Detection of Abnormal Respiratory Sounds and Sleep Apnoea using Audio Recordings
Aoife Roebuck, Kellogg College
Obstructive Sleep Apnoea (OSA) is a common disorder that is under-diagnosed. The side effects of this disease are many and varied, including short-term effects such as daytime sleepiness and long-term effects such as hypertension and cardiac disease. At the moment the ‘gold standard’ diagnostic tool for OSA is a polysomnogram (PSG). This is carried out overnight in a hospital, using multiple sensors and detects apnoeas, hypopneas and arousals. A PSG is expensive to set up and run, and some patients experience different sleep patterns due to the artificial condition of the sleep laboratory. There are a number of alternative devices that can be used in the home, which are essentially mini-PSG devices. However, these devices rely on the patient placing the sensors correctly resulting in possible inaccuracies. Accuracy is improved by introducing more parameters, which makes the device more cumbersome as well as more expensive. In the past few years, sleep specialists have begun to use systems which monitor alternative parameters such as audio and video. Audio is an under-used signal that provides a great deal of information to the clinician regarding respiratory activity during sleep, and therefore may be a useful tool for determining if a patient has sleep apnoea.

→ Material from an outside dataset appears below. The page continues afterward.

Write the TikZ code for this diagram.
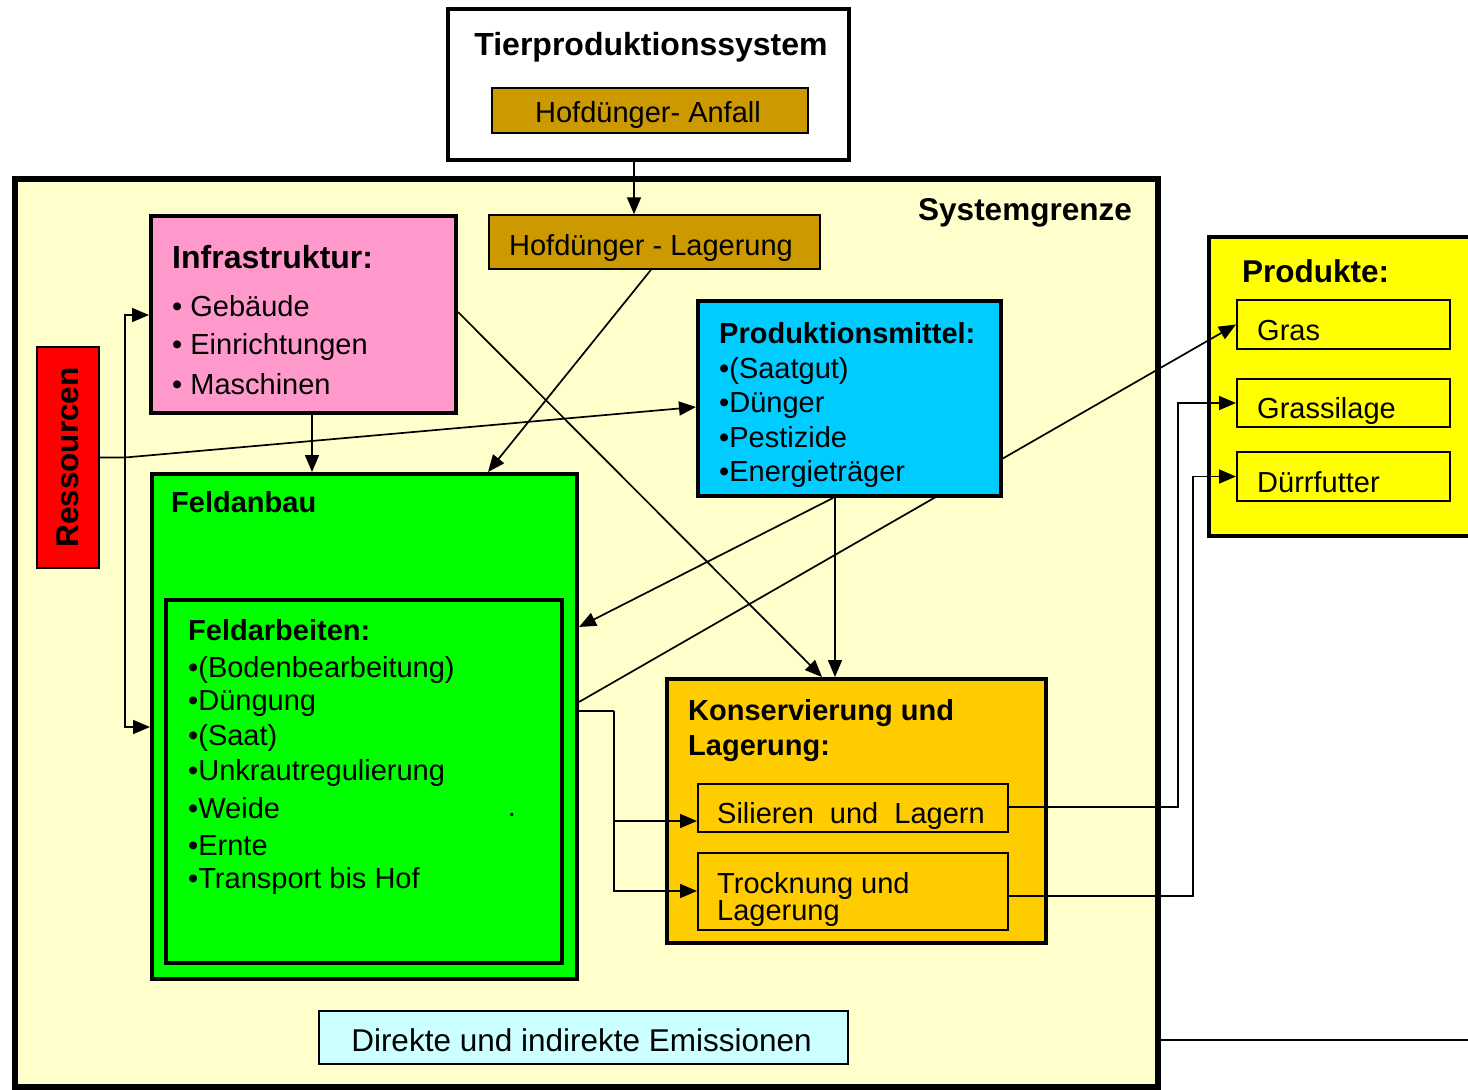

The aim of this project is to distinguish between ‘simple’ snoring and postapnoeic snoring using audio recordings. Data were collected from 14 patients in the home and experts labelled events as snoring, apnoea and noise. Data were divided equally into training and testing sets. Linear predictive coding (LPC) and cepstral coefficients were extracted from the training data during each event. Linear discriminant analysis was used to define a boundary between the three classes and the resulting boundary was used to classify data in the test set. LPC proved superior to cepstral analysis: using a 4 s window gave a sensitivity of 0.92 and a positive predictivity of 0.81 for the training data, and a sensitivity of 0.79 and a positive predictivity of 0.72 for the test data.
A personalised computational model of surgical intervention in hydrocephalus.
John Vardakis, Keble College
Hydrocephalus as a neurological disorder is investigated through the artificial distension of the cerebral ventricles. A background account of the disease is given, along with a concise appreciation of the concept behind Multicompartmental poroelastic theory and its primary theoretical development that encapsulates the relationship between the pressure of a fluid permeating a solid matrix and the constituent displacement. A more detailed approach is taken to account for the special case of single network poroelastic theory, where the model assumptions are identified along with the judgement behind the boundary conditions. The final discretized system is displayed along with a brief build up the events taking place to create a patient specific geometry for the Aqueduct of Sylvius.
The results revolved around increasing velocity magnitudes and wall shear stress, with increasing stenosis for the steady state cases. These are discussed in depth with some conduits being made with work on aneurysms, along with visual proof of a concentrated pressure gradient on the aqueduct. The application of a shunt is discussed, along with a preliminary investigation of using FORTRAN subroutines on the output of the shunt to mimic a valve.